The stove has big chunky indestructible-seeming grates on the burners. The gas oven squeals an alarming and vicious high pitch when it’s on (I still haven’t called the Super about this) but there’s a nice bright, still working light over the stovetop that is often the only artificial light I leave on. I love the way it glows invitingly at night when I wander in to put the kettle on for tea.
There’s open shelving and a big swath of mostly uncluttered and usable stainless steel countertop in my kitchen. The only appliances I keep on top of the counter are a standing mixer (the love of my life) and a coffee grinder (stolen from the SAVEUR Test Kitchen). Tucked underneath the counter is an induction burner (not sure how it works, pretty sure it’s magic), a slow cooker (there is nothing finer than coming home to a one-pot meal your slow cooker’s been mulling over all day), and the largest cast iron soup kettle in tarnation. Floor to ceiling shelves hold all my cookbooks and a TV. Yes, I have a TV in my kitchen; I got addicted to that concept while baking cookies one holiday season when I decided I had to be able to glance up at the Grinch stealing Christmas while I made what felt like forty thousand ginger snaps.
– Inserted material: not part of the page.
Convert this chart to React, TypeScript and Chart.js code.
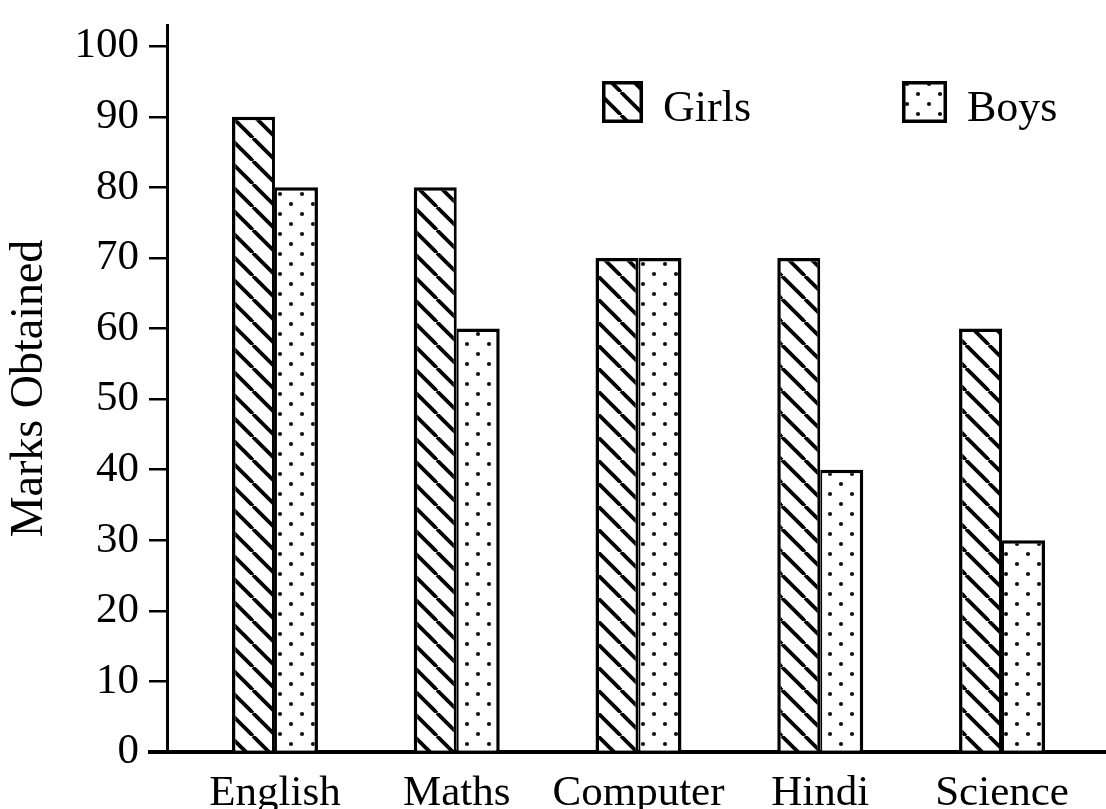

You can’t beat a galley design for efficiency. My fridge, sink and stove are aligned in that ideal workflow triangle you always hear about. I can wash vegetables at the sink and spin around to blanch them in boiling water on the stove. Or, conversely, I can stop butter from browning or broccoli from getting mushy by spinning away from the stove to submerge a bowl in my ice-water filled sink.
You get what you’re given in a rented kitchen. You can’t change light fixtures or rip up the floor or put in a new faucet. One of this particular rented kitchen’s happy accidents is lots of wall space. I’ve taken full advantage by tacking up a bulletin board (it’s crammed with recipes, bumper stickers and postcards) and a large metal rack that’s part art and part function; it holds my grandmother’s egg beater (egg beaters are kinda awesome), heavy, flower-shaped iron trivets from Ikea, and a growing collection of decidedly nonfunctional but frilly aprons.